Broad daylight. Busy streets. No spin can hide it.
Dirtbike mobs own the highways
If the murders and stabbings weren’t enough, Boston’s main arteries have been hijacked by mobs of 100 dirtbikes and scooters, storming the Zakim Bridge and flooding the O’Neill Tunnel. One rider reportedly smashed a stolen bike straight into a State Police cruiser. The rest escaped.

Drivers sat trapped, watching the handlebar hoodlums turn a major interstate into their own stunt track. Wu once brushed this off as “teens learning new skills.” Tell that to the commuters stuck in gridlock while a mob terrorized the tunnel.
Politics over public safety
Here’s the truth Wu won’t say out loud: she can’t talk about the summer crime wave because it’s an election year. She built her brand on being the mayor who made Boston “safe.” Now, admitting to chaos would kill her re-election chances.
So she’s deployed her allies to run interference. When calls for an emergency declaration over the addiction crisis gained steam, Councilor Sharon Durkin — a loyal Wu ally — blocked it. Why?

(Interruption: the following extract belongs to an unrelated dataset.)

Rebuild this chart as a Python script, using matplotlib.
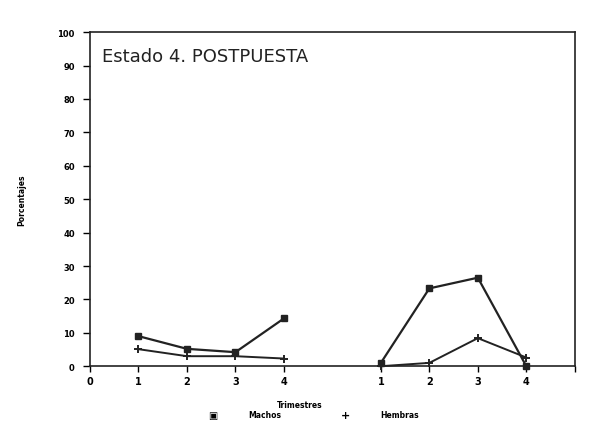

Because an emergency declaration would be an open admission that Boston is not “safe.” Better to let neighborhoods rot than risk headlines that hurt Wu’s campaign.

City doesn’t feel safe
The administration points to stats showing some crimes down on paper. But paper progress means nothing to families who can’t walk to the corner store without dodging addicts, or to commuters watching chaos in the tunnels, or to neighborhoods reeling from shootings that already doubled last year’s toll.
Boston simply doesn’t feel safe. Not in the supermarkets, not on the streets, not on the front steps of $3 million homes.
Wu will keep spinning. She has to. But voters can see what’s happening outside their own doors — and this bloody summer may be remembered as the moment her “safe city” narrative collapsed once and for all.